**RECORD LIST**

** BEGIN **

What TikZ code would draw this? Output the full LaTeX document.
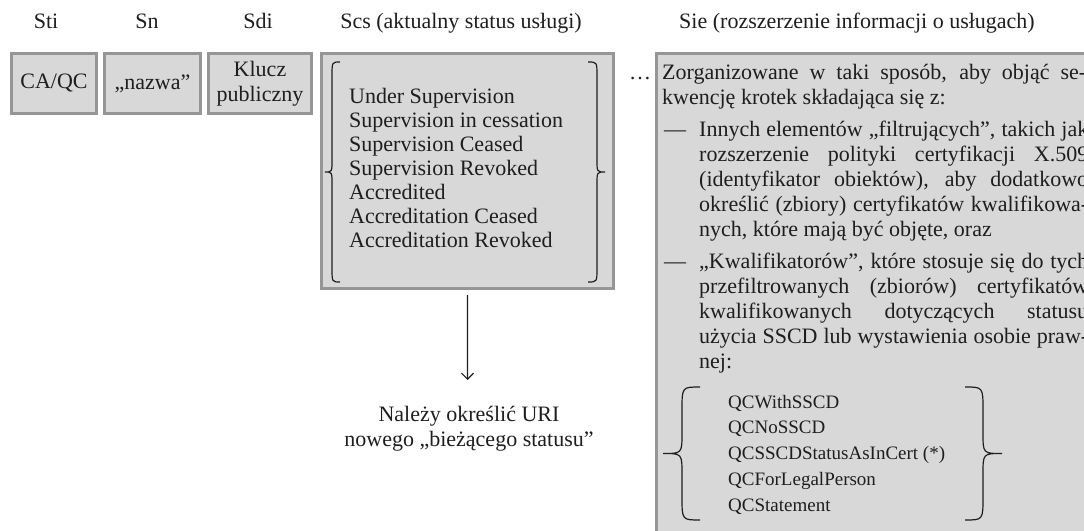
\documentclass[tikz,border=0pt]{standalone}
\usepackage{fontspec}
\setmainfont{Liberation Serif}
\usetikzlibrary{arrows.meta}
\definecolor{boxfill}{RGB}{216,216,216}
\definecolor{boxline}{RGB}{150,150,150}
\definecolor{ink}{RGB}{30,30,30}
\begin{document}
\begin{tikzpicture}[x=1bp,y=-1bp,
  box/.style={draw=boxline, line width=3bp, fill=boxfill, inner sep=0pt, anchor=north west,
              font=\fontsize{22bp}{25bp}\selectfont, text=ink},
  hd/.style={font=\fontsize{22bp}{25bp}\selectfont, inner sep=0pt, anchor=base, text=ink},
  txt/.style={font=\fontsize{22bp}{25bp}\selectfont, inner sep=0pt, anchor=base west, text=ink},
  qc/.style={font=\fontsize{19bp}{25bp}\selectfont, inner sep=0pt, anchor=base west, text=ink},
  br/.style={draw=ink, line width=1.2bp},
  arr/.style={draw=ink, line width=1.2bp, -{Straight Barb[length=6bp,width=12bp]}}
]
\useasboundingbox (0,0) rectangle (1084,531);
\clip (0,0) rectangle (1084,531);

% headers
\node[hd] (h1) at (46,29) {Sti};
\node[hd] (h2) at (147,29) {Sn};
\node[hd] (h3) at (258,29) {Sdi};
\node[hd] (h4) at (461,29) {Scs (aktualny status usługi)};
\node[hd] (h5) at (857,29) {Sie (rozszerzenie informacji o usługach)};

% small boxes
\node[box, minimum width=85bp, minimum height=60bp] (b1) at (10,52) {CA/QC};
\node[box, minimum width=96bp, minimum height=60bp] (b2) at (103,52) {„nazwa”};
\node[box, minimum width=103bp, minimum height=60bp, align=center] (b3) at (207,52) {Klucz\\publiczny};

% Scs box
\node[box, minimum width=292bp, minimum height=235bp] (scs) at (320,52) {};
\draw[br] (340,62) .. controls (332,62) .. (332,76) -- (332,160) .. controls (332,172) .. (325,172)
  .. controls (332,172) .. (332,184) -- (332,268) .. controls (332,282) .. (340,282);
\draw[br] (588,62) .. controls (597,62) .. (597,76) -- (597,160) .. controls (597,172) .. (605,172)
  .. controls (597,172) .. (597,184) -- (597,268) .. controls (597,282) .. (588,282);
\foreach \t [count=\i] in {Under Supervision, Supervision in cessation, Supervision Ceased,
  Supervision Revoked, Accredited, Accreditation Ceased, Accreditation Revoked}
  \node[txt] (s\i) at (349,80+24*\i) {\t};

% arrow and note
\coordinate (tip) at (467.5,380);
\draw[arr, shorten <=5bp] (scs.south) -- (tip);
\node[hd] (u1) at (469,421) {Należy określić URI};
\node[hd] (u2) at (469,446) {nowego „bieżącego statusu”};

% dots
\node[txt] (dots) at (629,80) {…};

% Sie box
\node[box, minimum width=600bp, minimum height=600bp] (sie) at (655,52) {};
\node[txt] (r1) at (662,80) {\makebox[424bp][s]{Zorganizowane w taki sposób, aby objąć se-}};
\node[txt] (r2) at (662,105) {kwencję krotek składająca się z:};
\node[txt] (d1) at (664,137) {—};
\node[txt] (r3) at (699,137) {\makebox[389bp][s]{Innych elementów „filtrujących”, takich jak}};
\node[txt] (r4) at (699,162) {\makebox[389bp][s]{rozszerzenie polityki certyfikacji X.509}};
\node[txt] (r5) at (699,187) {\makebox[389bp][s]{(identyfikator obiektów), aby dodatkowo}};
\node[txt] (r6) at (699,212) {\makebox[389bp][s]{określić (zbiory) certyfikatów kwalifikowa-}};
\node[txt] (r7) at (699,237) {nych, które mają być objęte, oraz};
\node[txt] (d2) at (664,269) {—};
\node[txt] (r8) at (699,269) {\makebox[389bp][s]{„Kwalifikatorów”, które stosuje się do tych}};
\node[txt] (r9) at (699,294) {\makebox[389bp][s]{przefiltrowanych (zbiorów) certyfikatów}};
\node[txt] (r10) at (699,319) {\makebox[389bp][s]{kwalifikowanych dotyczących statusu}};
\node[txt] (r11) at (699,344) {\makebox[389bp][s]{użycia SSCD lub wystawienia osobie praw-}};
\node[txt] (r12) at (699,369) {nej:};

% QC list with braces
\draw[br] (700,387) .. controls (682,387) .. (682,410) -- (682,433) .. controls (682,453.5) .. (663,453.5)
  .. controls (682,453.5) .. (682,474) -- (682,497) .. controls (682,520) .. (700,520);
\draw[br] (965,387) .. controls (983,387) .. (983,410) -- (983,433) .. controls (983,453.5) .. (1002,453.5)
  .. controls (983,453.5) .. (983,474) -- (983,497) .. controls (983,520) .. (965,520);
\foreach \t [count=\i] in {QCWithSSCD, QCNoSSCD, QCSSCDStatusAsInCert (*), QCForLegalPerson, QCStatement}
  \node[qc] (q\i) at (728,382.5+25.7*\i) {\t};
\end{tikzpicture}
\end{document}
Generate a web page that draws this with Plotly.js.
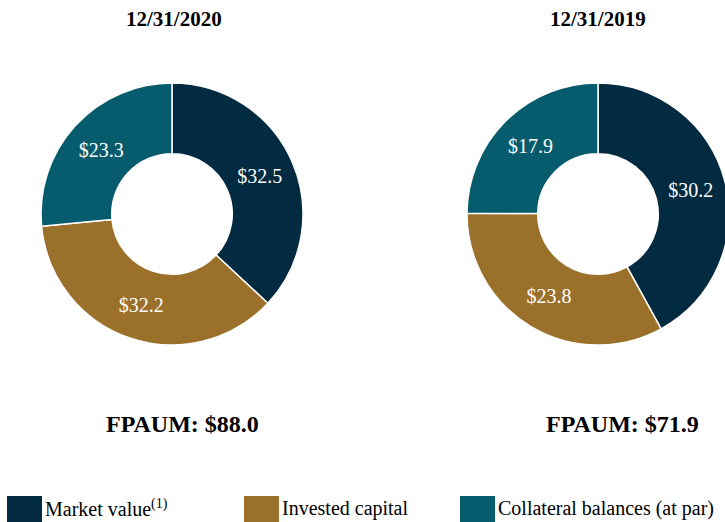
<!DOCTYPE html>
<html>
<head>
<meta charset="utf-8">
<script src="https://cdn.plot.ly/plotly-3.0.1.min.js"></script>
<style>
html, body { margin: 0; padding: 0; overflow: hidden; background: #fff; }
#chart { width: 800px; height: 522px; }
</style>
</head>
<body>
<div id="chart"></div>
<script>
// ---- data ----
const categories = ["Market value", "Invested capital", "Collateral balances (at par)"];
const legendLabels = ["Market value<sup>(1)</sup>", "Invested capital", "Collateral balances (at par)"];
const values2020 = [32.5, 32.2, 23.3];
const values2019 = [30.2, 23.8, 17.9];
const dates = ["12/31/2020", "12/31/2019"];
const totals = ["FPAUM: $88.0", "FPAUM: $71.9"];
const colors = ["#022a41", "#9b702b", "#065c6c"];

// ---- layout helpers (pixel -> paper) ----
const W = 800, H = 522;
const px = x => x / W;
const py = y => (H - y) / H;
const serif = "Liberation Serif";

function pieTrace(vals, x0, x1) {
  return {
    type: "pie",
    labels: categories,
    values: vals,
    sort: false,
    direction: "clockwise",
    rotation: 0,
    hole: 0.46,
    marker: { colors: colors, line: { color: "#ffffff", width: 1.5 } },
    texttemplate: "$%{value:.1f}",
    textposition: "inside",
    insidetextorientation: "horizontal",
    textfont: { family: serif, size: 20, color: "#ffffff" },
    showlegend: false,
    hoverinfo: "label+value",
    domain: { x: [px(x0), px(x1)], y: [py(345), py(83)] }
  };
}

const data = [
  pieTrace(values2020, 41, 303),
  pieTrace(values2019, 467, 729)
];

const annotations = [];
const shapes = [];
const titleX = [174, 598];
const totalX = [182, 622];
for (let i = 0; i < 2; i++) {
  annotations.push({
    text: "<b>" + dates[i] + "</b>", x: px(titleX[i]), y: py(19),
    xref: "paper", yref: "paper", xanchor: "center", yanchor: "middle",
    showarrow: false, font: { family: serif, size: 21, color: "#000" }
  });
  annotations.push({
    text: "<b>" + totals[i] + "</b>", x: px(totalX[i]), y: py(424),
    xref: "paper", yref: "paper", xanchor: "center", yanchor: "middle",
    showarrow: false, font: { family: serif, size: 24, color: "#000" }
  });
}

const legSq = [[7, 42], [244, 279], [460, 495]];
for (let i = 0; i < categories.length; i++) {
  shapes.push({
    type: "rect", xref: "paper", yref: "paper",
    x0: px(legSq[i][0]), x1: px(legSq[i][1]), y0: py(522), y1: py(496),
    fillcolor: colors[i], line: { width: 0 }
  });
  annotations.push({
    text: legendLabels[i], x: px(legSq[i][1] + 1), y: py(508),
    xref: "paper", yref: "paper", xanchor: "left", yanchor: "middle",
    showarrow: false, font: { family: serif, size: 20, color: "#000" }
  });
}

const layout = {
  width: W, height: H,
  margin: { l: 0, r: 0, t: 0, b: 0 },
  paper_bgcolor: "#ffffff",
  plot_bgcolor: "#ffffff",
  showlegend: false,
  annotations: annotations,
  shapes: shapes
};

Plotly.newPlot("chart", data, layout, { displayModeBar: false, staticPlot: true });
</script>
</body>
</html>
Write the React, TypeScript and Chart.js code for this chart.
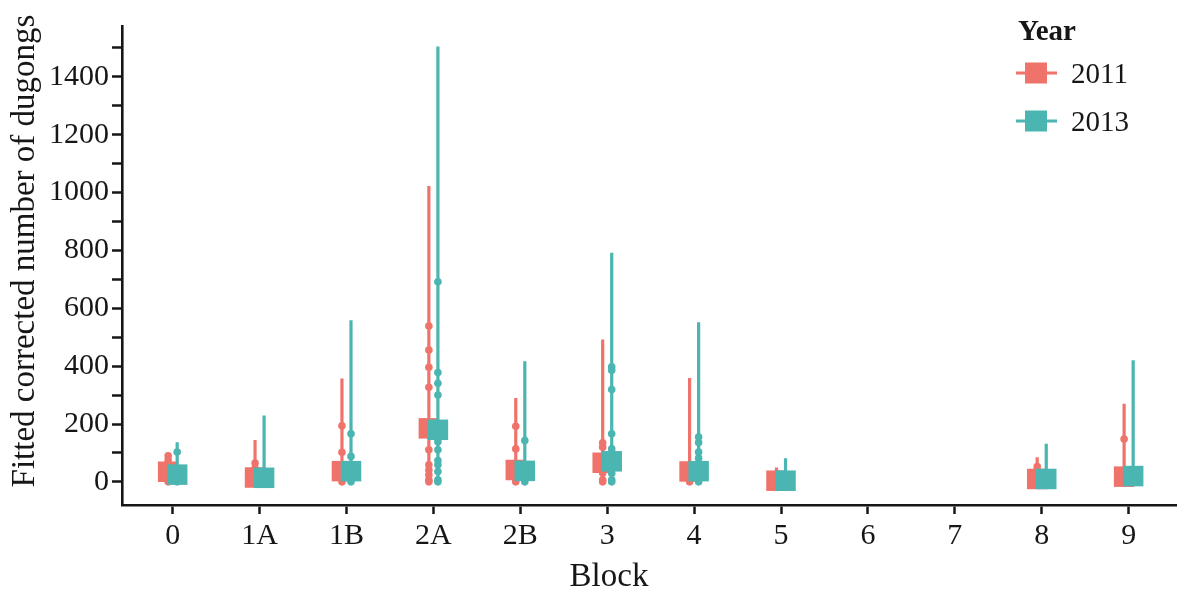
import React, { useEffect, useRef } from "react";
import { Chart, registerables } from "chart.js";

Chart.register(...registerables);

const categories = ["0", "1A", "1B", "2A", "2B", "3", "4", "5", "6", "7", "8", "9"];
const years = ["2011", "2013"];

const median2011 = [35, 15, 37, 185, 41, 66, 36, 4, null, null, 10, 18];
const median2013 = [25, 14, 37, 180, 38, 71, 37, 4, null, null, 10, 20];

const max2011 = [99, 145, 357, 1023, 290, 492, 359, 50, null, null, 85, 270];
const max2013 = [137, 229, 559, 1505, 417, 792, 552, 82, null, null, 132, 420];

const points2011 = [
  [0, 20, 36, 55, 76, 90],
  [0, 7, 20, 47, 65],
  [0, 10, 25, 102, 194],
  [0, 7, 24, 41, 59, 111, 327, 396, 456, 539],
  [0, 10, 25, 114, 192],
  [0, 7, 31, 53, 120, 135],
  [0, 19, 42],
  [0, 7],
  [],
  [],
  [19, 42, 53],
  [1, 24, 148],
];
const points2013 = [
  [0, 10, 103],
  [0, 7, 20, 35],
  [0, 10, 88, 166],
  [0, 7, 36, 59, 74, 111, 139, 300, 341, 378, 692],
  [0, 20, 143],
  [0, 7, 30, 114, 166, 319, 386, 398],
  [0, 20, 82, 103, 136, 155],
  [0],
  [],
  [],
  [0],
  [0, 10],
];

const yTicks = [0, 100, 200, 300, 400, 500, 600, 700, 800, 900, 1000, 1100, 1200, 1300, 1400, 1500];

const RED = "#F0736B";
const TEAL = "#4BB5B1";
const INK = "#161616";
const FONT = '"Liberation Serif", "Times New Roman", serif';
const DODGE = 0.052;

function lineData(maxes: (number | null)[], off: number) {
  const out: { x: number; y: number | null }[] = [];
  maxes.forEach((m, i) => {
    if (m == null) return;
    out.push({ x: i + off, y: 0 });
    out.push({ x: i + off, y: m });
    out.push({ x: i + off, y: null });
  });
  return out;
}

function pointData(pts: number[][], off: number) {
  const out: { x: number; y: number }[] = [];
  pts.forEach((arr, i) => arr.forEach((v) => out.push({ x: i + off, y: v })));
  return out;
}

function medData(meds: (number | null)[], off: number) {
  const out: { x: number; y: number }[] = [];
  meds.forEach((m, i) => {
    if (m != null) out.push({ x: i + off, y: m });
  });
  return out;
}

const overlayPlugin = {
  id: "overlay",
  afterDraw(chart: any) {
    const ctx = chart.ctx;
    ctx.save();
    ctx.fillStyle = INK;
    // Y title
    ctx.save();
    ctx.translate(34, 251);
    ctx.rotate(-Math.PI / 2);
    ctx.font = `33px ${FONT}`;
    ctx.textAlign = "center";
    ctx.textBaseline = "alphabetic";
    ctx.fillText("Fitted corrected number of dugongs", 0, 0);
    ctx.restore();
    // X title
    ctx.font = `33px ${FONT}`;
    ctx.textAlign = "center";
    ctx.textBaseline = "alphabetic";
    ctx.fillText("Block", 609, 586);
    // Legend
    ctx.textAlign = "left";
    ctx.font = `bold 29px ${FONT}`;
    ctx.fillText("Year", 1018, 40);
    const items = [
      { label: years[0], color: RED, y: 73 },
      { label: years[1], color: TEAL, y: 121 },
    ];
    items.forEach((it) => {
      ctx.strokeStyle = it.color;
      ctx.lineWidth = 3;
      ctx.beginPath();
      ctx.moveTo(1016, it.y);
      ctx.lineTo(1057, it.y);
      ctx.stroke();
      ctx.fillStyle = it.color;
      ctx.fillRect(1025, it.y - 10.5, 22, 21);
      ctx.fillStyle = INK;
      ctx.font = `29px ${FONT}`;
      ctx.fillText(it.label, 1071, it.y + 10);
    });
    ctx.restore();
  },
};

export default function App() {
  const ref = useRef<HTMLCanvasElement | null>(null);

  useEffect(() => {
    document.body.style.margin = "0";
    const canvas = ref.current;
    if (!canvas) return;
    const chart = new Chart(canvas, {
      type: "scatter",
      data: {
        datasets: [
          {
            label: "2013 median",
            data: medData(median2013, DODGE),
            backgroundColor: TEAL,
            borderWidth: 0,
            pointStyle: "rect",
            pointRadius: 14.5,
          },
          {
            label: "2013 points",
            data: pointData(points2013, DODGE),
            backgroundColor: TEAL,
            borderWidth: 0,
            pointStyle: "circle",
            pointRadius: 3.8,
          },
          {
            label: "2013 range",
            data: lineData(max2013, DODGE),
            showLine: true,
            spanGaps: false,
            borderColor: TEAL,
            borderWidth: 3.2,
            pointRadius: 0,
          },
          {
            label: "2011 median",
            data: medData(median2011, -DODGE),
            backgroundColor: RED,
            borderWidth: 0,
            pointStyle: "rect",
            pointRadius: 14.5,
          },
          {
            label: "2011 points",
            data: pointData(points2011, -DODGE),
            backgroundColor: RED,
            borderWidth: 0,
            pointStyle: "circle",
            pointRadius: 3.8,
          },
          {
            label: "2011 range",
            data: lineData(max2011, -DODGE),
            showLine: true,
            spanGaps: false,
            borderColor: RED,
            borderWidth: 3.2,
            pointRadius: 0,
          },
        ],
      },
      options: {
        responsive: false,
        animation: false,
        devicePixelRatio: 1,
        events: [],
        layout: { autoPadding: false, padding: { top: 26, right: 6, left: 0, bottom: 0 } },
        plugins: {
          legend: { display: false },
          tooltip: { enabled: false },
        },
        scales: {
          x: {
            type: "linear",
            min: -0.583,
            max: 11.545,
            afterBuildTicks: (scale: any) => {
              scale.ticks = categories.map((_, i) => ({ value: i }));
            },
            afterFit: (scale: any) => {
              scale.height = 87;
            },
            ticks: {
              autoSkip: false,
              maxRotation: 0,
              padding: 4,
              color: INK,
              font: { family: FONT, size: 30 },
              callback: (v: any) => categories[Math.round(Number(v))] ?? "",
            },
            grid: {
              drawOnChartArea: false,
              drawTicks: true,
              tickLength: 9,
              color: INK,
              tickColor: INK,
              tickWidth: 2.5,
            },
            border: { display: true, color: INK, width: 2.6 },
          },
          y: {
            type: "linear",
            min: -80,
            max: 1576,
            afterBuildTicks: (scale: any) => {
              scale.ticks = yTicks.map((v) => ({ value: v }));
            },
            afterFit: (scale: any) => {
              scale.width = 122;
            },
            ticks: {
              autoSkip: false,
              padding: 3,
              color: INK,
              font: { family: FONT, size: 30 },
              callback: (v: any) => (Number(v) % 200 === 0 ? String(v) : ""),
            },
            grid: {
              drawOnChartArea: false,
              drawTicks: true,
              tickLength: 10,
              color: INK,
              tickColor: INK,
              tickWidth: 2.5,
            },
            border: { display: true, color: INK, width: 2.6 },
          },
        },
      },
      plugins: [overlayPlugin],
    } as any);
    return () => chart.destroy();
  }, []);

  return (
    <div style={{ width: 1182, height: 592, position: "relative", background: "#fff" }}>
      <canvas ref={ref} width={1182} height={592} style={{ display: "block" }} />
    </div>
  );
}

** END **

**BRIEF**
Repeat the listing above up to and including the line with "minimum width=103bp, minimum", starting from its first line. Drop any pictures.

**RESULT**
What TikZ code would draw this? Output the full LaTeX document.
\documentclass[tikz,border=0pt]{standalone}
\usepackage{fontspec}
\setmainfont{Liberation Serif}
\usetikzlibrary{arrows.meta}
\definecolor{boxfill}{RGB}{216,216,216}
\definecolor{boxline}{RGB}{150,150,150}
\definecolor{ink}{RGB}{30,30,30}
\begin{document}
\begin{tikzpicture}[x=1bp,y=-1bp,
  box/.style={draw=boxline, line width=3bp, fill=boxfill, inner sep=0pt, anchor=north west,
              font=\fontsize{22bp}{25bp}\selectfont, text=ink},
  hd/.style={font=\fontsize{22bp}{25bp}\selectfont, inner sep=0pt, anchor=base, text=ink},
  txt/.style={font=\fontsize{22bp}{25bp}\selectfont, inner sep=0pt, anchor=base west, text=ink},
  qc/.style={font=\fontsize{19bp}{25bp}\selectfont, inner sep=0pt, anchor=base west, text=ink},
  br/.style={draw=ink, line width=1.2bp},
  arr/.style={draw=ink, line width=1.2bp, -{Straight Barb[length=6bp,width=12bp]}}
]
\useasboundingbox (0,0) rectangle (1084,531);
\clip (0,0) rectangle (1084,531);

% headers
\node[hd] (h1) at (46,29) {Sti};
\node[hd] (h2) at (147,29) {Sn};
\node[hd] (h3) at (258,29) {Sdi};
\node[hd] (h4) at (461,29) {Scs (aktualny status usługi)};
\node[hd] (h5) at (857,29) {Sie (rozszerzenie informacji o usługach)};

% small boxes
\node[box, minimum width=85bp, minimum height=60bp] (b1) at (10,52) {CA/QC};
\node[box, minimum width=96bp, minimum height=60bp] (b2) at (103,52) {„nazwa”};
\node[box, minimum width=103bp, minimum height=60bp, align=center] (b3) at (207,52) {Klucz\\publiczny};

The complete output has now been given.